Serious Political Farce

Everything that went on at the enlarged government session left a strong impression of theatricality and falseness.

After a half-hour recess, the president unexpectedly disappeared. It was reminiscent of an escape from a tedious and boring ceremony. Boris Yeltsin is not new to theatrical political performances, but yesterday's act evidently moved into the realm of farce. The comedy intensified after the president's press service explained his sudden disappearance by saying its boss needed to write his traditional Friday address.

The president prepares his radio address every week, and there was no need to leave the White House without giving an explanation. The reaction of the stock market only goes to show what immediate serious consequences political farce can have for the entire country.

Nezavisimaya Gazeta, Feb. 27

Poor Tea Service

There was only one government service that could be singled out for dismissal at the meeting -- the one responsible for providing the orators and guests with glasses for the water and tea. During the prime minister's address, at precisely the moment when he was dressing down [Valery] Serov [deputy prime minister for relations with other members of the Commonwealth of Independent States], something irritated Boris Nikolayevich [Yeltsin's] throat (perhaps the deputy prime minister was about to be fired) and the president began to cough. There was no glass of water next to him. The head of state had to drink from [Federation Council Chairman] Yegor Stroyev's bottle.

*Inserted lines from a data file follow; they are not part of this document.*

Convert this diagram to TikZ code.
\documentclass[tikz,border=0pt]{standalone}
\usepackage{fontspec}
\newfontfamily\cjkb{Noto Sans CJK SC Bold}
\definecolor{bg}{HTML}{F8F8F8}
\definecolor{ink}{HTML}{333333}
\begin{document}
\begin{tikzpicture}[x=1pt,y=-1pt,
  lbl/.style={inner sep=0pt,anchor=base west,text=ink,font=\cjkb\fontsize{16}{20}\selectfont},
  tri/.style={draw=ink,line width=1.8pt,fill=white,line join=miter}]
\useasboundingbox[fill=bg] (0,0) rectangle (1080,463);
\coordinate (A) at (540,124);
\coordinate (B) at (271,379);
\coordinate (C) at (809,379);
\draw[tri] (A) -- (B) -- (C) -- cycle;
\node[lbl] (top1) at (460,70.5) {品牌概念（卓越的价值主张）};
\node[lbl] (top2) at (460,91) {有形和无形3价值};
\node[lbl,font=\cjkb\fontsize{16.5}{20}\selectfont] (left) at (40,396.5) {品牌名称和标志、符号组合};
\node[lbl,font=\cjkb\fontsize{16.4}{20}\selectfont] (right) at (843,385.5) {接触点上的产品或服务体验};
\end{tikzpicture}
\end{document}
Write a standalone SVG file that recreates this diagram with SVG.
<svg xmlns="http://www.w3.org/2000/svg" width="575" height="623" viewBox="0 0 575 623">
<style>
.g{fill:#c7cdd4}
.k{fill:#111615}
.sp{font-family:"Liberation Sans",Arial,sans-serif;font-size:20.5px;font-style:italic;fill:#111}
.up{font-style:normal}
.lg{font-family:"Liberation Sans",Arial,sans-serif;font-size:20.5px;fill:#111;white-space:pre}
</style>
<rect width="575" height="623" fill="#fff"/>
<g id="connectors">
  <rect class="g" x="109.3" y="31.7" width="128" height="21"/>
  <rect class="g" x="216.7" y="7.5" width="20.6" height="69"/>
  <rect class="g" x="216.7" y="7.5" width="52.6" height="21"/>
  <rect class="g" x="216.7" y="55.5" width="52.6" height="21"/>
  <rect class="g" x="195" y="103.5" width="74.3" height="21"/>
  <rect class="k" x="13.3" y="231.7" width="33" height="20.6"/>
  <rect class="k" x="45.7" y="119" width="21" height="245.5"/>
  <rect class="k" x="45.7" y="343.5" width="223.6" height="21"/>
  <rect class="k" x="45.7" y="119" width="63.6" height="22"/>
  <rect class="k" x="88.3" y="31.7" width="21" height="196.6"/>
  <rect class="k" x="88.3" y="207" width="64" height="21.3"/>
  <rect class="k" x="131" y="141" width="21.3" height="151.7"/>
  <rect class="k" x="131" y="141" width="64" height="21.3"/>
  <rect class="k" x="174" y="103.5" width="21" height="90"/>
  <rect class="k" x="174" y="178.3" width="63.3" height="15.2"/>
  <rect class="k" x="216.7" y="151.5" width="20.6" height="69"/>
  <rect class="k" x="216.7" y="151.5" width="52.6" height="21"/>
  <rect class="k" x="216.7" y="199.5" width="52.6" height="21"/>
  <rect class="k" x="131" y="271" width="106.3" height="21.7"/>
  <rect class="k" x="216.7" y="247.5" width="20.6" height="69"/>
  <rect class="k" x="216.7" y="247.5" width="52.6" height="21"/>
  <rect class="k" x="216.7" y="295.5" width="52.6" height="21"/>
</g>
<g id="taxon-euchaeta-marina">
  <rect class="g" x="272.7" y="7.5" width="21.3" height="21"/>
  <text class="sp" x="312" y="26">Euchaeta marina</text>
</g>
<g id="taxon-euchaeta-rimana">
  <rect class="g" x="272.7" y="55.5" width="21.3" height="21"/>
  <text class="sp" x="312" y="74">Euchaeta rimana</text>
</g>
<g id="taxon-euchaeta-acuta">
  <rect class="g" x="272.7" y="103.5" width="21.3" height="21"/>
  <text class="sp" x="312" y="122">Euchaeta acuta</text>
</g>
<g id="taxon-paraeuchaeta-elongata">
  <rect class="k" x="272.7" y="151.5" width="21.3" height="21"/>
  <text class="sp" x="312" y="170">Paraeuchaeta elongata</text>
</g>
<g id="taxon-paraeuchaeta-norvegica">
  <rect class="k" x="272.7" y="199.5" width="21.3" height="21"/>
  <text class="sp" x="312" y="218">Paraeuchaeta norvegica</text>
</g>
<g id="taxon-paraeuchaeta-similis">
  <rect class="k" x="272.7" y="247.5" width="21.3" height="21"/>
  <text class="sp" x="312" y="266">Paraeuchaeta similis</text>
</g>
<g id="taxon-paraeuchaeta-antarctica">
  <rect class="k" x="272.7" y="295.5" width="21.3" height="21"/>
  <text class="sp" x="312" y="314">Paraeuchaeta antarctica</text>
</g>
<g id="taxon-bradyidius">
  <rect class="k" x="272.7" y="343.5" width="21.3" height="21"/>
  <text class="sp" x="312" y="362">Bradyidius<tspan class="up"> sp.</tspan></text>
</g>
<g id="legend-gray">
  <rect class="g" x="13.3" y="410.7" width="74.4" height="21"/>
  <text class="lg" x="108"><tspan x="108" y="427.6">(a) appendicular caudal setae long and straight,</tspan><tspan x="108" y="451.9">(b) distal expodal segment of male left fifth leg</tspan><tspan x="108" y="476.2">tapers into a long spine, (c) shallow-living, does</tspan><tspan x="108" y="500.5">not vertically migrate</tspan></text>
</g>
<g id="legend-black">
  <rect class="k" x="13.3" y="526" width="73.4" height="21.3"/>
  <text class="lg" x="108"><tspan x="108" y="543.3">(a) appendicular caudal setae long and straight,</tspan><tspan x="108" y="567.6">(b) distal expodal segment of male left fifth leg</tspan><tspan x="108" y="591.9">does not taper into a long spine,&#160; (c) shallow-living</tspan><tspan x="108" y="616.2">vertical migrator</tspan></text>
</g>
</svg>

When it was Tatarstan President Mintimer Shaimiyev's turn to speak, they also failed to bring him some water, and he had to make due with the tea that the prime minister had not finished.

Could it be that in the government as a whole, it is the glass service that is not doing its job?

Komsomolskaya Pravda, Feb. 27

Party Meeting Revisited

The governmental report at the enlarged Cabinet meeting turned out to be as eventful as opening a carbonated beverage. However heated passions had been over the dismissals of unnamed ministers, what actually occurred was quite boring. The event proceeded like a good old [Communist] Party meeting where there is something to argue over, but everyone knows their part ahead of time, and there is nothing to fear.

Even the collisions predicted between the government and the Duma did not take place. Only two deputies took the stand: Vladimir Zhirinovsky and Nikolai Kharitonov from the Agrarian Party, who gave a long speech about the endless troubles facing the agriculture sector. Chernomyrdin gave a philosophically soothing response: "Yes, things are difficult, but when have they ever been easy?"